WHAT YOU NEED TO DO —
Drop every picture. Then return, exactly, the lines from the beginning of the listing below through the one containing "import pandas as pd".

##############################

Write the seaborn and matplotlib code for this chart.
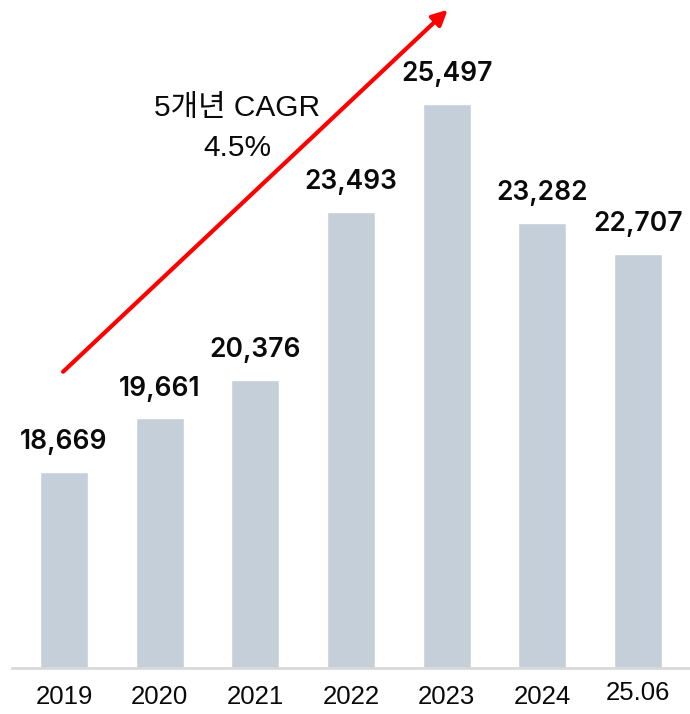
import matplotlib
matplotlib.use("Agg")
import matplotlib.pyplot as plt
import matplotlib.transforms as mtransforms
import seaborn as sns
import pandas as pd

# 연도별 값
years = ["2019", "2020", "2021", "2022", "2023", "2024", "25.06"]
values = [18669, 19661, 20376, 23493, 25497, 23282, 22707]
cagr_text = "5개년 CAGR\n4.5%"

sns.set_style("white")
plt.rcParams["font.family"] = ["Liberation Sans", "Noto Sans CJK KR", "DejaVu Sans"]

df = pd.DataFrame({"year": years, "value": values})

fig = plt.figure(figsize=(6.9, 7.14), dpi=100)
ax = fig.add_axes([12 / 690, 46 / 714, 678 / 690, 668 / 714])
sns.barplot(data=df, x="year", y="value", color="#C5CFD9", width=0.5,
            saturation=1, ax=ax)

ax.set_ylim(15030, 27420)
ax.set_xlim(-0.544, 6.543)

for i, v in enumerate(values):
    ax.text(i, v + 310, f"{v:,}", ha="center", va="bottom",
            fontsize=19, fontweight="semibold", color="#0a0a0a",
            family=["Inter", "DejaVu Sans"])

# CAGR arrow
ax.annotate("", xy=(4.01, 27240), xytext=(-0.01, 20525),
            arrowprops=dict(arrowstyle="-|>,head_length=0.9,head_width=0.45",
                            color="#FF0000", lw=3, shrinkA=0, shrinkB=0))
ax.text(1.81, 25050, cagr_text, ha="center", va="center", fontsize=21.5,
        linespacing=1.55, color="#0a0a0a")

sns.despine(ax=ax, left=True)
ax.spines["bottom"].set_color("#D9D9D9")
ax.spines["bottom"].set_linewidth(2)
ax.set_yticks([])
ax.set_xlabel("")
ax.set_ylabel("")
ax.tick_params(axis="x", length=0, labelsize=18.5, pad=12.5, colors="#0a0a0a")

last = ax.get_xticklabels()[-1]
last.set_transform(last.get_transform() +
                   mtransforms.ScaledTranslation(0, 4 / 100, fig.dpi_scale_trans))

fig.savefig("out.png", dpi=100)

##############################

WRITTEN SOLUTION —
Write the seaborn and matplotlib code for this chart.
import matplotlib
matplotlib.use("Agg")
import matplotlib.pyplot as plt
import matplotlib.transforms as mtransforms
import seaborn as sns
import pandas as pd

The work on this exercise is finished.